Men stand above the barbed wire they have stretched across the blue gates of Holman Michell. The marchers, all wearing their anoraks on this expedition, are let through the door and invited into the canteen for a cup of tea.

Ron Dickson, pouring out the tea, says they occupied the factory on 22 April, after management announced they were making 15 redundancies. And now all 28 of the occupation force have been sacked. Ron says they've got nothing to lose. He adds that he has had 18 weeks off sick in the last nine months because of high lead levels in his blood.

Ray Harper, a fitter, says he thinks it's good that the marchers have come along this morning. "Great. It gives you a lift. Been a fortnight now. You tend to flag a bit." The men here do 16 hours a day, on average, at the occupation. A bell rings. Ray looks at his watch. It's 11.45. "That's for dinner-time."

One of Ray's son is leaving school at Whitsun. "There's nothing for him," he says. "He's applied for at least 15 jobs that I know of. He's studying now for his exams and that. I tell him they're important. But he says to me, "What's the point, when there's nothing when I leave?'"

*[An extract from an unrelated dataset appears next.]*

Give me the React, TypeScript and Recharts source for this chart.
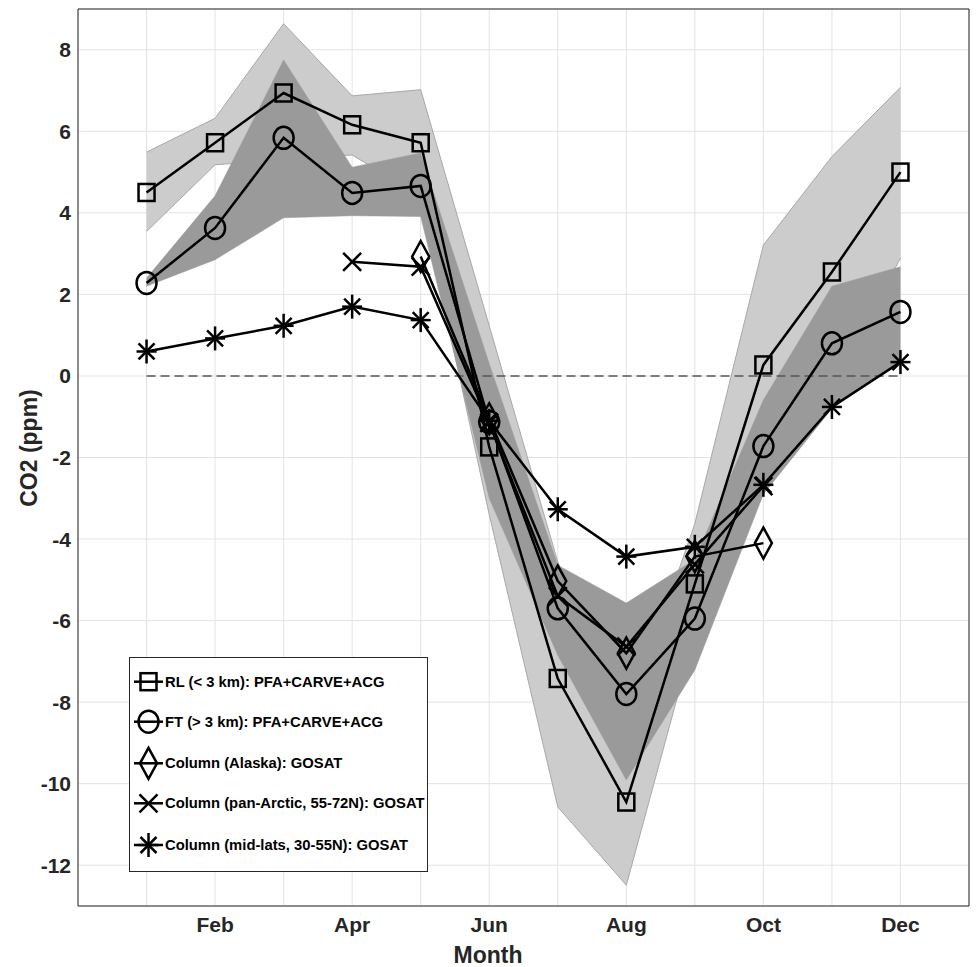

An unemployed boilermaker on the march, Dave Huyton, joins in our conversation. He says that the idea of the march is to stir people from their television sets. Ray says he is a Tony Benn supporter. Dave is in the middle of the usual spiel about the People's March being above politics, when we're all summoned outside for the pictures.

The four photographers want the workers and marchers lined up by the blue gates, underneath the barbed wire. "Can we get a couple of placards?" one of the photographers asks. The placards are fetched. One says: "Fighting to save jobs. Fighting to save St Helens." Another" "Enter here and walk back in time/" They get propped up. A few fists point skywards.

The pictures done, the marchers file out the gates towards their orange Transit. One more routine Maggie-out chant, and it is on to the picket line at nearby United Glass. Everyone says goodbye with clenched fists.